Les contentieux juridiques qui se multiplient pourraient donc avoir pour conséquence une nécessaire recapitalisation par l’État de la Société de financement local, voire sa mise en extinction.

Ainsi, faute de validation de l’absence de TEG et de l’absence de taux de période et/ou de durée de période, le risque financier maximum, direct et indirect, pour l’État peut être estimé à 17 milliards d’euros, dont 9 milliards d’euros se matérialiseraient dès la fin de cette année ou au début de 2015.

Selon le Gouvernement, l’ampleur des montants en jeu représente donc un risque systémique pour la Société de financement local, qui est appelée à devenir un acteur important du financement du secteur public local, avec une part de marché supérieure à 20 %, et, par conséquent, un risque de perturbation du financement des collectivités locales et de l’ensemble de l’économie française.

Toujours selon le Gouvernement, la loi de validation se justifie par le fait que l’absence de mention du TEG a une pertinence très limitée dans le cas des prêts structurés – ils sont effectivement, par essence, volatils –, notamment dans le cas des prêts consentis aux personnes morales de droit public, dans la mesure où, contrairement aux prêts à taux fixe, ils n’ont pas de valeur informative quant au taux réel qui sera appliqué.

Même sans notification du TEG, l’emprunteur disposait, selon le Gouvernement, de toutes les informations lui permettant de prendre une décision éclairée : montant ou mode de détermination des échéances de remboursement du prêt en principal et intérêts, périodicité et nombre de ces échéances ou durée du prêt.

En vérité, sur ce dossier, si ce n’est pas l’État qui paye la note au travers de la recapitalisation de la SFIL, ce seront les collectivités qui devront verser des surcoûts bancaires indécents, à hauteur de plusieurs milliards d’euros.

Contribuable national ou contribuable local, au final, ce sont les Français qui devront assumer financièrement ces égarements, dont il faut reconnaître qu’ils sont la responsabilité partagée de tous les pouvoirs publics dans leur ensemble depuis dix ans.
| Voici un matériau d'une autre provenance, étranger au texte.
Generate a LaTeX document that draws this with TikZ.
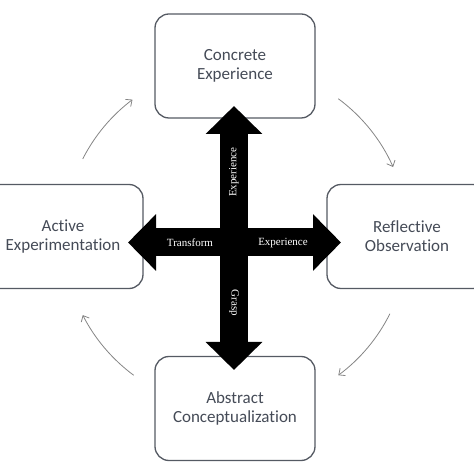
\documentclass[tikz,border=0pt]{standalone}
\usepackage{fontspec}
\setmainfont{Carlito}[RawFeature={-liga;-clig;-dlig}]
\newfontfamily\labfont{Liberation Serif}
\usetikzlibrary{arrows.meta}
\definecolor{boxline}{HTML}{555A63}
\definecolor{boxtext}{HTML}{454B57}
\definecolor{cyc}{HTML}{858585}
\tikzset{
  stage/.style={draw=boxline, line width=1.3pt, rounded corners=14pt, fill=white,
    minimum width=160pt, minimum height=104pt, align=center, text=boxtext,
    font=\fontsize{17}{19}\selectfont},
  bigarrow/.style={line width=28pt, draw=black, -{Triangle[length=28pt,width=55pt]}},
  crosslab/.style={text=white, font=\labfont\fontsize{11}{12}\selectfont},
  cycarrow/.style={draw=cyc, line width=0.8pt, -{Straight Barb[length=5pt,width=9pt]}}
}
\begin{document}
\begin{tikzpicture}[x=1pt,y=1pt]
\useasboundingbox (0,0) rectangle (474,474);
\node[stage] (ce) at (235,408) {Concrete\\Experience};
\node[stage] (ae) at (63,237.5) {Active\\Experimentation};
\node[stage] (ro) at (407,237.5) {Reflective\\Observation};
\node[stage] (ac) at (235,65.5) {Abstract\\Conceptualization};
% cross
\coordinate (c) at (234,231.5);
\coordinate (tn) at (234,368);
\coordinate (ts) at (234,104);
\coordinate (tw) at (128,231.5);
\coordinate (te) at (341,231.5);
\draw[bigarrow] (c) -- (tn);
\draw[bigarrow] (c) -- (ts);
\draw[bigarrow] (c) -- (tw);
\draw[bigarrow] (c) -- (te);
\fill[black] (220,217.5) rectangle (248,245.5);
\node[crosslab, rotate=90] (l1) at (234,302) {Experience};
\node[crosslab, rotate=-90] (l2) at (234,171) {Grasp};
\node[crosslab] (l3) at (190,231) {Transform};
\node[crosslab] (l4) at (283,231) {Experience};
% cycle arrows
\coordinate (o) at (236,237);
\draw[cycarrow] (o) ++(153:172) coordinate (a1) arc[start angle=153, end angle=127, radius=172];
\draw[cycarrow] (o) ++(53.5:172) coordinate (a2) arc[start angle=53.5, end angle=24, radius=172];
\draw[cycarrow] (o) ++(-26.5:172) coordinate (a3) arc[start angle=-26.5, end angle=-53.5, radius=172];
\draw[cycarrow] (o) ++(233.5:172) coordinate (a4) arc[start angle=233.5, end angle=207, radius=172];
\end{tikzpicture}
\end{document}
Malgré tous les contrôleurs ou dispositifs de contrôle dont notre pays dispose – Cour des comptes, chambres régionales des comptes, Trésor, contrôle de légalité, personne ne s’est vraiment inquiété de la nature réelle des emprunts et des dangers encourus par les collectivités locales avec ces produits structurés dont elles n’étaient pas capables techniquement d’évaluer les risques.

Ces collectivités, aujourd'hui aux prises avec ces emprunts toxiques et des frais financiers qui s’envolent, n’ont en réalité d’autre choix que d’augmenter leur fiscalité ou de réduire fortement, avec un effet récessif, leurs investissements.

On aurait pu penser, au nom de la décentralisation et de l’autonomie financière des collectivités locales, que les élus qui ont manqué de discernement ou de prudence devaient être responsables de leurs actes. Or la situation dure depuis parfois deux mandatures, et aujourd'hui, même si les équipes ont changé, les emprunts toxiques figurent toujours dans les comptes et constituent un grave handicap pour la gestion de nombreuses collectivités. Je pense en particulier aux petites communes qui, par manque de capacités d’expertise devant ces produits financiers complexes, ont pu être bernées par les établissements financiers. Nous en connaissons tous ici des exemples.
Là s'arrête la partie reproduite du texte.